The exercise:
Count how many lines of the data include "diagram". The answer is that number and nothing else.

Working data:
☆ ☆ ☆ ☆ ☆

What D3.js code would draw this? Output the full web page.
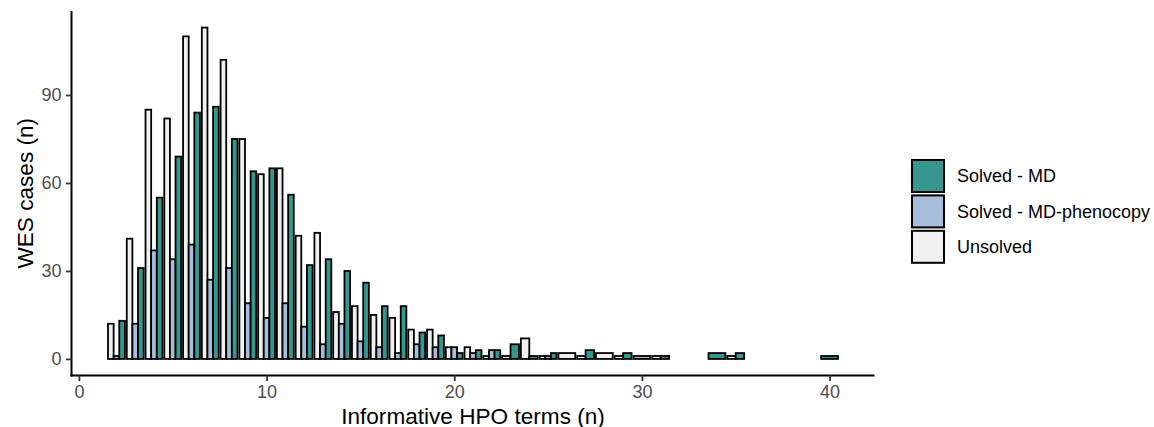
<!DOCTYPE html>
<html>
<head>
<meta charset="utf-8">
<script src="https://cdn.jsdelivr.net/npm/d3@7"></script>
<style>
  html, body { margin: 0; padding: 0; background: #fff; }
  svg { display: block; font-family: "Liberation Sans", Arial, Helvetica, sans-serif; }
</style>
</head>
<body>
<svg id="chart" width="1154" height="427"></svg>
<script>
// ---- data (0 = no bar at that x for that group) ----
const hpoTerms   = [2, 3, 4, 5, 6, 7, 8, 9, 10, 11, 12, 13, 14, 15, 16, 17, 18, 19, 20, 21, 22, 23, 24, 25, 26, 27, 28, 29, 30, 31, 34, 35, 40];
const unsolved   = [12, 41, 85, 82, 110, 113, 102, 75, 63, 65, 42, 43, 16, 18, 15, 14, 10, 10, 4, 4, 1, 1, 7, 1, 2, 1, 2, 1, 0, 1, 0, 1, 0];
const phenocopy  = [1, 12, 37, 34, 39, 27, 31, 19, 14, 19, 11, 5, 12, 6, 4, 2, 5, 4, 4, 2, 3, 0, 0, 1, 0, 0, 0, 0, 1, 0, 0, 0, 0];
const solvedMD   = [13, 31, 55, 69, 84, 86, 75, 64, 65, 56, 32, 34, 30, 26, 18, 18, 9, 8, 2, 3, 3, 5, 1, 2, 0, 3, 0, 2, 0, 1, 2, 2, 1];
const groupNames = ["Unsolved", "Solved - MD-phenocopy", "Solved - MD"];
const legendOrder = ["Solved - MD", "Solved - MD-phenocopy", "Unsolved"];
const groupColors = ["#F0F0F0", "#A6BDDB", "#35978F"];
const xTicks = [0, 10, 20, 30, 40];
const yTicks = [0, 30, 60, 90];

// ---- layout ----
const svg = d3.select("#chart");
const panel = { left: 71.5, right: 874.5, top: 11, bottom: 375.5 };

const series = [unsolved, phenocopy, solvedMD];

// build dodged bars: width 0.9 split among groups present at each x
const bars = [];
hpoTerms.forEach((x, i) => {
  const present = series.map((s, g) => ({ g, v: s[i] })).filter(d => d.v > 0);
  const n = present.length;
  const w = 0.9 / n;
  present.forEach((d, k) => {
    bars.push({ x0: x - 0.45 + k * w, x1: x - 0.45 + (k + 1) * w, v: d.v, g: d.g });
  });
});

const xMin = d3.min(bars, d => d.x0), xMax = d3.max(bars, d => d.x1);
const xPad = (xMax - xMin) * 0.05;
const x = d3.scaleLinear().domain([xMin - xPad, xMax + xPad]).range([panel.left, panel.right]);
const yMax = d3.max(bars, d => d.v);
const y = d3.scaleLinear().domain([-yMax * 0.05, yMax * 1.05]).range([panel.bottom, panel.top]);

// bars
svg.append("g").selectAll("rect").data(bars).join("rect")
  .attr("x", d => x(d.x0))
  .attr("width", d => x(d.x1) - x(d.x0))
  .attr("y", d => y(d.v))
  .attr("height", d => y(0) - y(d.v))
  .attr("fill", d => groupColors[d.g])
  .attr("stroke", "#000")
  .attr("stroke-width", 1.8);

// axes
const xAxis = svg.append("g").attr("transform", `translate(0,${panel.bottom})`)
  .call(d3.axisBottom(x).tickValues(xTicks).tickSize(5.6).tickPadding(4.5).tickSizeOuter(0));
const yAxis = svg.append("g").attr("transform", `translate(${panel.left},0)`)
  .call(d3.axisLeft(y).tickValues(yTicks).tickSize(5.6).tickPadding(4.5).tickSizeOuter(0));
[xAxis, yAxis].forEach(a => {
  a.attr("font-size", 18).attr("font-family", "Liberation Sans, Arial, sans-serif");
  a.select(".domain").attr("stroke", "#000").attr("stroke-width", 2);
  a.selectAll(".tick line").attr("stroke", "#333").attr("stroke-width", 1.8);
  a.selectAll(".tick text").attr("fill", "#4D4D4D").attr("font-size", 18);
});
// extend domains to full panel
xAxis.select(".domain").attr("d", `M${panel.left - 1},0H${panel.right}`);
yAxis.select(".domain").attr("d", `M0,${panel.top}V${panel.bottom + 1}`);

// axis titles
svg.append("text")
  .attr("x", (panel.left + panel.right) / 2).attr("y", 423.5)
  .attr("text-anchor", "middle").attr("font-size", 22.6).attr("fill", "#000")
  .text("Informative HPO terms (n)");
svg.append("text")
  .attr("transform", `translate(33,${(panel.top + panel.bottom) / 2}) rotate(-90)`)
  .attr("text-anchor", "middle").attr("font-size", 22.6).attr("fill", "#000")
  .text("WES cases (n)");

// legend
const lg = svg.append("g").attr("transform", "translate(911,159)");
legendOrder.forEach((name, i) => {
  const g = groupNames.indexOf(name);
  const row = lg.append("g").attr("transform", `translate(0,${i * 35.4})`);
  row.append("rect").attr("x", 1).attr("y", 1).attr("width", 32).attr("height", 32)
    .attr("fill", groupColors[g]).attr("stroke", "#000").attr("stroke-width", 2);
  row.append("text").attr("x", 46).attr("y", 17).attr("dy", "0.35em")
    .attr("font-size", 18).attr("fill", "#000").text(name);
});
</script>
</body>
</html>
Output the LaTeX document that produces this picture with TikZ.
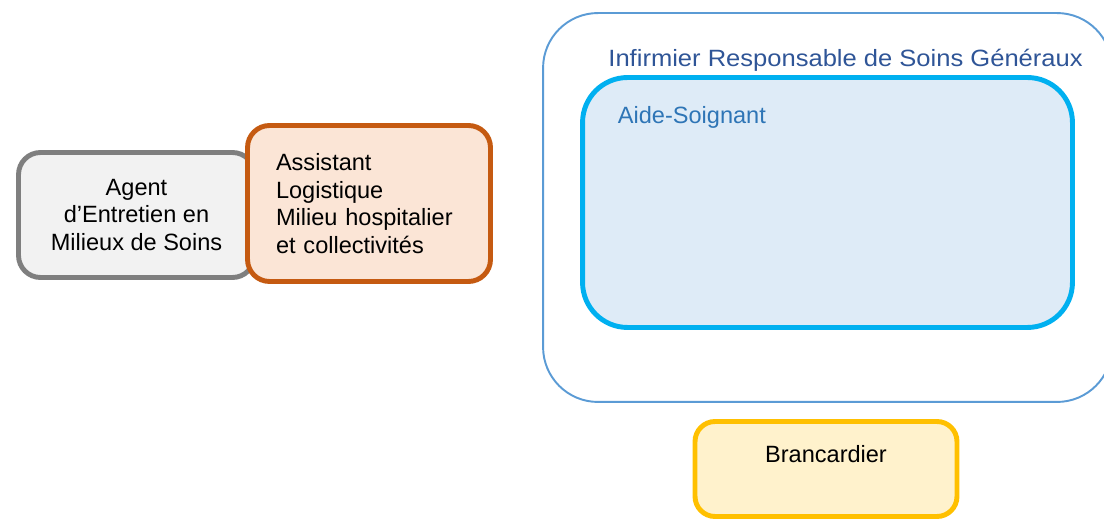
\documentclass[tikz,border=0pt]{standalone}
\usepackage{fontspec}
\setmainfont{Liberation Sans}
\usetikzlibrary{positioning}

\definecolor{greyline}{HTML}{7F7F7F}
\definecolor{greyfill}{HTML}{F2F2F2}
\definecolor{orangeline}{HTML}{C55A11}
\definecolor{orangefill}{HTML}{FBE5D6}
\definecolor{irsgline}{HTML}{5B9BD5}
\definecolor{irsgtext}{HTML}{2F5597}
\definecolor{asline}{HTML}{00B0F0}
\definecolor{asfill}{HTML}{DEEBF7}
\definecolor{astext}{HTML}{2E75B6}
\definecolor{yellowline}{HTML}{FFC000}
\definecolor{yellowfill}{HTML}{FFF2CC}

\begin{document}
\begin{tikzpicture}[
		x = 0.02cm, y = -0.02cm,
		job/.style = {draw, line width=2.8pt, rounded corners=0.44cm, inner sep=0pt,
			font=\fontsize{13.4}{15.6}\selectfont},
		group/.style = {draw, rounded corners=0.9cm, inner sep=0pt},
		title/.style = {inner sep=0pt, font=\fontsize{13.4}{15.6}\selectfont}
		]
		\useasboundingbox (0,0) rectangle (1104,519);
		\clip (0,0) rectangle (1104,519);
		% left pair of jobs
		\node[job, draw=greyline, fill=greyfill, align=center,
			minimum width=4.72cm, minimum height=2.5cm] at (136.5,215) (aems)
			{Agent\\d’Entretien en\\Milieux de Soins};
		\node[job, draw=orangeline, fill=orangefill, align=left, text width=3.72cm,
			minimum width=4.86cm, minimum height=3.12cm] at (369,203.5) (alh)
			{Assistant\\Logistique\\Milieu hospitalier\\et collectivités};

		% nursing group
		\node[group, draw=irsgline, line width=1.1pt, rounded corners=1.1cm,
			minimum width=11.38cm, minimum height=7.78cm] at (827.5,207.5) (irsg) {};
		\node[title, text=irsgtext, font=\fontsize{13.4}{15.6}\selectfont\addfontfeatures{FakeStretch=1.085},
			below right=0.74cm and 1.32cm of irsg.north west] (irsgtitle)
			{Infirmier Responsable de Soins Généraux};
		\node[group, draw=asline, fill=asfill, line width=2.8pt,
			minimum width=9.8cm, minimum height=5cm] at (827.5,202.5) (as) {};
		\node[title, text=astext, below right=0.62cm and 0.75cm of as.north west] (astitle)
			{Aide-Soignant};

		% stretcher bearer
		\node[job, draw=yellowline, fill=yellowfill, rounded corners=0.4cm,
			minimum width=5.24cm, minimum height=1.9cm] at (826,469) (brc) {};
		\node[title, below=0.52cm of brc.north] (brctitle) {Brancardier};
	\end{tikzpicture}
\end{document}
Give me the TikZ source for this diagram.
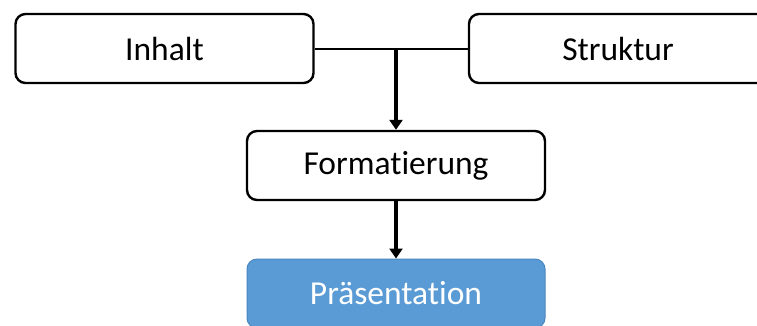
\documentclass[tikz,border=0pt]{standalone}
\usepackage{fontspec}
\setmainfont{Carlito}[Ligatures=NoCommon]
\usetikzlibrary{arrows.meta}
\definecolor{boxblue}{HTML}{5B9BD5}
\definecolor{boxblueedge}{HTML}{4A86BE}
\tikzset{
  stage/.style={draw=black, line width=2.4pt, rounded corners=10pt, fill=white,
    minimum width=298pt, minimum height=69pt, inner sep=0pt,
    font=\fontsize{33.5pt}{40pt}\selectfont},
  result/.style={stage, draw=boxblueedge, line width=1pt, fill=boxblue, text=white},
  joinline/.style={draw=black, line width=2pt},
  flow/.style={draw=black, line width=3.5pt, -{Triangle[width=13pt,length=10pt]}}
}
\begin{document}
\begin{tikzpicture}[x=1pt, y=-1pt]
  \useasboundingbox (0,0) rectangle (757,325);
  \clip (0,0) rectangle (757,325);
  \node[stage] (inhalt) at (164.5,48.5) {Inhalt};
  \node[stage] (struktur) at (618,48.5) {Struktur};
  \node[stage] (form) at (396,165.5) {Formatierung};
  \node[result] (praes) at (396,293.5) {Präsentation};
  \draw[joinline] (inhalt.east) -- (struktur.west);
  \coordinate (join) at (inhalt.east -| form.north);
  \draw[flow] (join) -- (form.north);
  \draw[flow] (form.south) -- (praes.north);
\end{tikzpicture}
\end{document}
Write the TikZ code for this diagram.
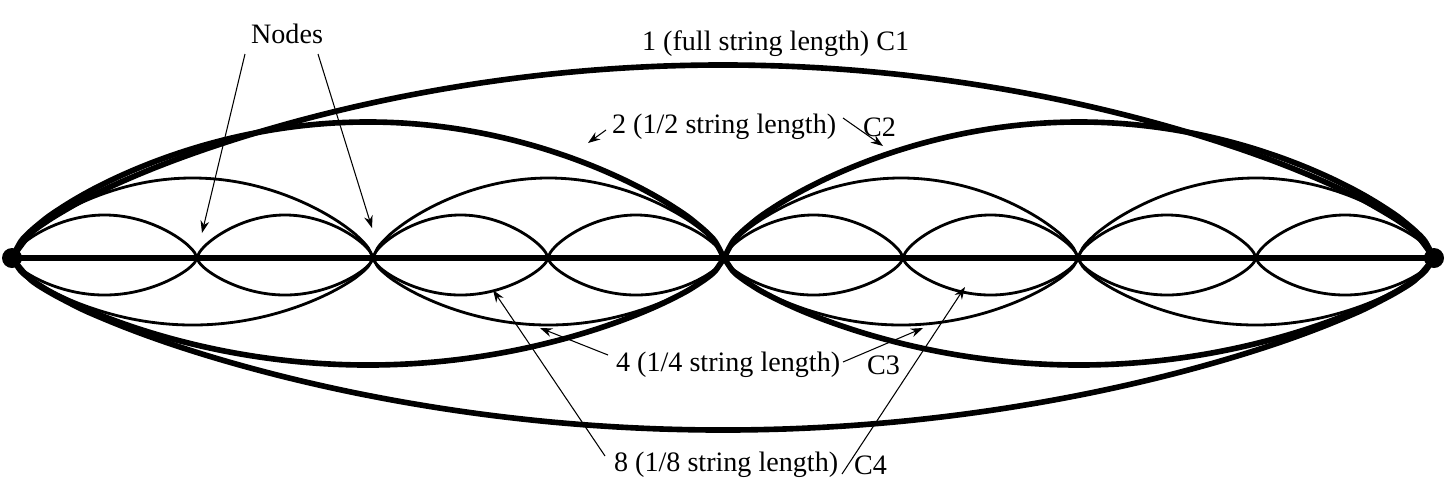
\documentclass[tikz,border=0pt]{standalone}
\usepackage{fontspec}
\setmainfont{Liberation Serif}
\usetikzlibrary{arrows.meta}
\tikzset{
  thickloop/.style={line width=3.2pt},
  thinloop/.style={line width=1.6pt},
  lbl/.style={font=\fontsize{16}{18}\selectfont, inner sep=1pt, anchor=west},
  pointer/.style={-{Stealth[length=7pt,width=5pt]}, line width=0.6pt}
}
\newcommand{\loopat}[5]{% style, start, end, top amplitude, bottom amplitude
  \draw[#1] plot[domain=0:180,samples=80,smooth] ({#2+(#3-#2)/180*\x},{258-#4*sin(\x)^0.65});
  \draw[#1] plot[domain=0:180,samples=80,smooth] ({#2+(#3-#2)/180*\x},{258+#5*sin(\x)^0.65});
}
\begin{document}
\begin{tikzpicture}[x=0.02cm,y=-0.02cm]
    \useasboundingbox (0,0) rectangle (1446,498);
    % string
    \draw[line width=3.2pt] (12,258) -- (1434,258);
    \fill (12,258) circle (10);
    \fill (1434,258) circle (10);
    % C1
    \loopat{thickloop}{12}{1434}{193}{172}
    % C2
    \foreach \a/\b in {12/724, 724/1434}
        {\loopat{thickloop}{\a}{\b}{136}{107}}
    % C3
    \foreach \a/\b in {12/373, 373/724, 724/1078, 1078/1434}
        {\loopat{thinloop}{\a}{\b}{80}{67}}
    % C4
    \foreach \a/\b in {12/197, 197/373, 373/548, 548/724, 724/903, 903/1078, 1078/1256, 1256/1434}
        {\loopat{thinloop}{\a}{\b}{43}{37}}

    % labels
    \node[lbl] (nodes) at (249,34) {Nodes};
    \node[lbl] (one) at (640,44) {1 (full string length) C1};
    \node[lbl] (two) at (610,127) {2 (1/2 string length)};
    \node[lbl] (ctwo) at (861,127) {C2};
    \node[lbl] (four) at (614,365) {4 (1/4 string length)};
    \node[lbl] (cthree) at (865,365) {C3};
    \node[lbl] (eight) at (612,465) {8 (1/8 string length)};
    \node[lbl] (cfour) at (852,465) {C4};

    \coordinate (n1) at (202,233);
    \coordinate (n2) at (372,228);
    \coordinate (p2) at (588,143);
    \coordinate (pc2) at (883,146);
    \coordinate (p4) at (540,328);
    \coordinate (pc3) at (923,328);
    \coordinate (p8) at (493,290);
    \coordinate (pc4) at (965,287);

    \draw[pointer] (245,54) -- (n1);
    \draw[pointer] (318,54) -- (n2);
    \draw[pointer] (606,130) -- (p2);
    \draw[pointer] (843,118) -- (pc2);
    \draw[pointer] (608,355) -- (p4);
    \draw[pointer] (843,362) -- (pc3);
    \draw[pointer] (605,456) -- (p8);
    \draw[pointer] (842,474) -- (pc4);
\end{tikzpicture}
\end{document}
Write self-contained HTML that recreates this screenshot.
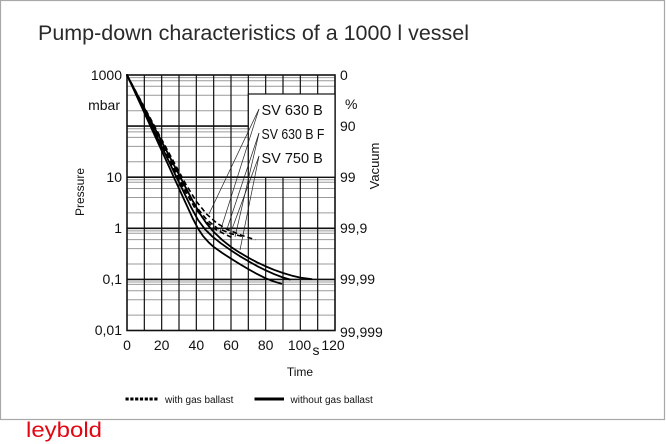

☆ ☆ ☆ ☆ ☆

Response below:
2